Barb Waldern July Report from South Korea: dragon boat experience comes in handy on rubber rafts

Barb Waldern is a Gung Haggis Fat Choy dragon boat team member who has now been in South Korea teaching English since June last year.

Barb is sending correspondence back to us describing her intercultural experiences in South Korea.

Hello, all.

Another month has passed. How was July?

There's
me at a company event at a youth camp at a seashore facility posing
with co-workers. Super co-workers. We're wearing company t-shirts. We
were bored–very little planned activity for us so we just sat around
watching, mostly. Kids bored a lot of the time too, about 500 being
confined to a big auditorium when not left hanging around the muddy
beach.

We did get to experience rubber rafts, though. The
dragon boat training came in handy because the camp leaders got us into
a raft and left us, an assortment of teachers with little paddling
experience, to drift, sink or swim. A guide was waiting in a motor boat
and he pulled us part of the way. I was the only foreigner on the raft
and I didn't understand his tour guide presentation except something
about that being an ancient place of traditional fishing.

Had a
couple of trips to Seoul. Met some Filipino migrant workers. Went to a
rally–see photo of me and Chinese teacher at huge (1/2 million) vigil
against US beef imports, Pres. Lee and undemocratic governance,
privatization, free trade, US military, and more (in that order of
priority). We two also visited an historic park and posed in 19th to
early 20th century garb. (See photo of “princess”). It's mind boggling
to see photos of people wearing that stuff and living a completely
different life barely 100 years ago. And a lot of people wear
traditional clothes, the fancy or everyday wear, still. You can see
elders carrying things on their head, too.

My
second trip to Seoul followed the camp thing in a week of vacation
time. Didn't do much, enjoyed hiding away undisturbed to sleep a lot or
watch movies most of the time. (I've been getting the oddest phonecalls
at the oddest hours and out of the blue since my name's been circulated
as a teachers' advocate.) These days I lock my phone away in another
room when I want to sleep!)

Did visit Seoul Tower
at and after sunset. A window  posted distance between Seoul and other cities.

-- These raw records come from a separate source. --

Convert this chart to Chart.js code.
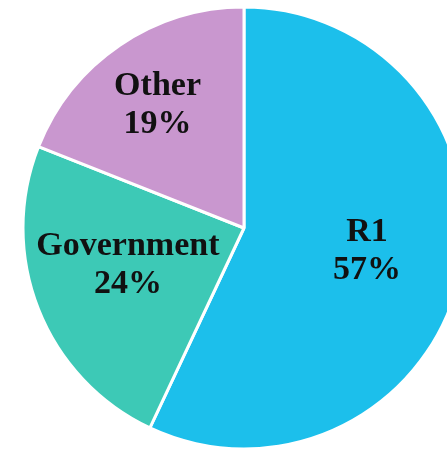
<!DOCTYPE html>
<html>
<head>
<meta charset="utf-8">
<script src="https://cdn.jsdelivr.net/npm/chart.js@4.4.0/dist/chart.umd.min.js"></script>
<style>
  html, body { margin: 0; padding: 0; background: #ffffff; }
  #wrap { position: relative; width: 447px; height: 449px; overflow: hidden; }
  #c { position: absolute; left: 0; top: 0; }
</style>
</head>
<body>
<div id="wrap"><canvas id="c" width="488" height="456"></canvas></div>
<script>
const categories = ["R1", "Government", "Other"];
const shares = [57, 24, 19];
const percentLabels = ["57%", "24%", "19%"];
const sliceColors = ["#1CBFEB", "#3DC9B6", "#C997CF"];

// label placement: distance from centre (fraction of radius) and angular nudge (degrees)
const labelDistance = [0.575, 0.565, 0.647];
const labelAngleShift = [2, 0, -3];

const labelPlugin = {
  id: 'sliceLabels',
  afterDatasetsDraw(chart) {
    const ctx = chart.ctx;
    const meta = chart.getDatasetMeta(0);
    ctx.save();
    ctx.fillStyle = '#111111';
    ctx.font = 'bold 34px "Liberation Serif", "Times New Roman", serif';
    ctx.textAlign = 'center';
    ctx.textBaseline = 'alphabetic';
    meta.data.forEach((arc, i) => {
      const p = arc.getProps(['x', 'y', 'startAngle', 'endAngle', 'outerRadius']);
      const mid = (p.startAngle + p.endAngle) / 2 + labelAngleShift[i] * Math.PI / 180;
      const d = p.outerRadius * labelDistance[i];
      const cx = p.x + Math.cos(mid) * d;
      const cy = p.y + Math.sin(mid) * d;
      ctx.fillText(categories[i], cx, cy - 19);
      ctx.fillText(percentLabels[i], cx, cy + 19);
    });
    ctx.restore();
  }
};

new Chart(document.getElementById('c'), {
  type: 'pie',
  data: {
    labels: categories,
    datasets: [{
      data: shares,
      backgroundColor: sliceColors,
      borderColor: '#ffffff',
      borderWidth: 3,
      hoverOffset: 0
    }]
  },
  options: {
    responsive: false,
    animation: false,
    radius: 221,
    layout: { padding: { top: 7, bottom: 7, left: 23, right: 23 } },
    events: [],
    plugins: {
      legend: { display: false },
      tooltip: { enabled: false }
    }
  },
  plugins: [labelPlugin]
});
</script>
</body>
</html>
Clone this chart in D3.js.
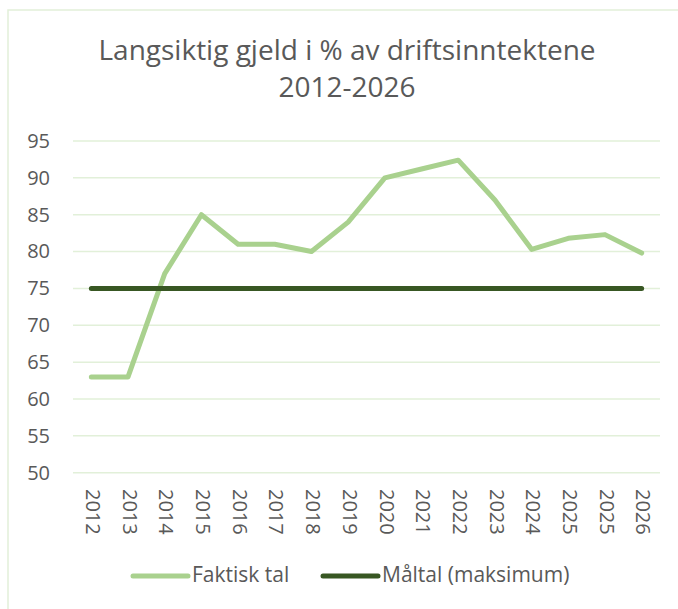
<!DOCTYPE html>
<html>
<head>
<meta charset="utf-8">
<script src="https://cdn.jsdelivr.net/npm/d3@7"></script>
<style>
  body { margin: 0; background: #fff; }
  text { font-family: "Open Sans", sans-serif; fill: #595959; }
</style>
</head>
<body>
<svg id="chart" width="678" height="609"></svg>
<script>
const years = ["2012", "2013", "2014", "2015", "2016", "2017", "2018", "2019",
               "2020", "2021", "2022", "2023", "2024", "2025", "2025", "2026"];
const faktisk = [63, 63, 77, 85, 81, 81, 80, 84, 90, 91.2, 92.4, 87, 80.3, 81.8, 82.3, 79.8];
const maltal = [75, 75, 75, 75, 75, 75, 75, 75, 75, 75, 75, 75, 75, 75, 75, 75];
const yTicks = [50, 55, 60, 65, 70, 75, 80, 85, 90, 95];

const svg = d3.select("#chart");
const light = "#A9D18E", dark = "#385723", grid = "#E2F0D9";

// chart frame
svg.append("rect")
    .attr("x", 8).attr("y", 10)
    .attr("width", 700).attr("height", 700)
    .attr("fill", "none")
    .attr("stroke", grid)
    .attr("stroke-width", 1.5);

// title
const title = svg.append("text")
    .attr("text-anchor", "middle")
    .style("font-size", "28px");
title.append("tspan").attr("x", 347).attr("y", 60).text("Langsiktig gjeld i % av driftsinntektene");
title.append("tspan").attr("x", 347).attr("y", 97).text("2012-2026");

const x = d3.scaleBand().domain(d3.range(years.length)).range([73, 660]);
const cx = i => x(i) + x.bandwidth() / 2;
const y = d3.scaleLinear().domain([50, 95]).range([472.7, 141]);

// gridlines
svg.append("g")
    .selectAll("line")
    .data(yTicks)
    .join("line")
    .attr("x1", 73).attr("x2", 660)
    .attr("y1", d => y(d)).attr("y2", d => y(d))
    .attr("stroke", grid)
    .attr("stroke-width", 1.5);

// y axis
const yAxis = svg.append("g")
    .attr("transform", "translate(50,0)")
    .call(d3.axisLeft(y).tickValues(yTicks).tickSize(0).tickPadding(0));
yAxis.select(".domain").remove();
yAxis.selectAll("text")
    .attr("fill", "#595959")
    .style("font-size", "20px");

// x labels (rotated)
svg.append("g")
    .selectAll("text")
    .data(years)
    .join("text")
    .attr("transform", (d, i) => `translate(${cx(i)},489) rotate(90)`)
    .attr("dominant-baseline", "middle")
    .style("font-size", "20px")
    .text(d => d);

const line = d3.line().x((d, i) => cx(i)).y(d => y(d));

svg.append("path")
    .datum(faktisk)
    .attr("d", line)
    .attr("fill", "none")
    .attr("stroke", light)
    .attr("stroke-width", 5)
    .attr("stroke-linejoin", "round")
    .attr("stroke-linecap", "round");

svg.append("path")
    .datum(maltal)
    .attr("d", line)
    .attr("fill", "none")
    .attr("stroke", dark)
    .attr("stroke-width", 5)
    .attr("stroke-linecap", "round");

// legend
const legend = [
    { name: "Faktisk tal", color: light, x: 133 },
    { name: "Måltal (maksimum)", color: dark, x: 323 }
];
const lg = svg.append("g").selectAll("g").data(legend).join("g")
    .attr("transform", d => `translate(${d.x},576)`);
lg.append("line")
    .attr("x1", 0).attr("x2", 55)
    .attr("stroke", d => d.color)
    .attr("stroke-width", 5)
    .attr("stroke-linecap", "round");
lg.append("text")
    .attr("x", 59)
    .attr("dominant-baseline", "middle")
    .style("font-size", "21px")
    .text(d => d.name);
</script>
</body>
</html>
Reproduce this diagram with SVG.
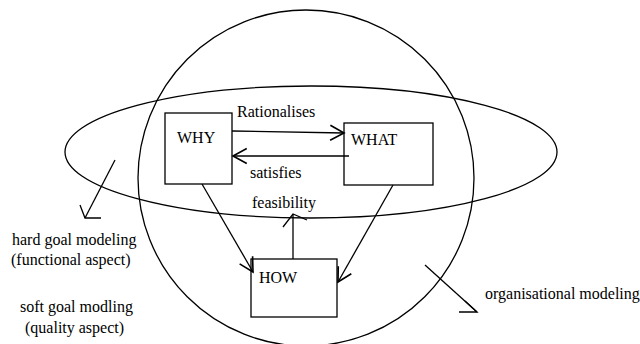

Seoul-Vancouver: 7,124 km.

On
my first vacation day in Seoul, however, I attended a meeting of a
progressive peace coalition as a special guest. That was cool. The
chairperson welcomed me by name. There's a photo of me tying
multicolored ribbons of unity strong enough to pull in genuine and
lasting peace.

I really wish I could get to the Nagasaki peace
ceremony. But I can't make it by 11:00a.m. on Saturday. I hope to visit
the city another time. There are probably memorials in Korean cities.

On
the last part of my vacation week, I went to a couple of beaches to
catch the annual Sea Festival in Busan. Lots of free outdoor
entertainment during the Fest. I met friends at a free rock concert on
one of the beaches. Nice location and the music was mostly good.

I
continue to plan for the winter return to Vancouver. Keep in mind my
appeal for temporary cheap lodgings Nov-Feb. Don't want to blow my wad
on living expenses. (Done that before!) Besides, Revenue Canada is
competing for it. They were thoughtful enough to send me a letter,
yeah–demanding more money when I'm supposed to be tax exempt for half
of 2007! You know me. I'm protesting of course.

I
like to get calls from afar. Just remember the time difference: 16 hrs
the next day. So best to call between 4pm and 9pm your time in BC
(except Weds & Thurs in BC time–I'm on summer schedule and start
work earlier two days a week). Thanks to those who've called so far,
but I won't answer between midnight and 7a.m.!

Have fun in what sun you can get over there this August. Talk to you later.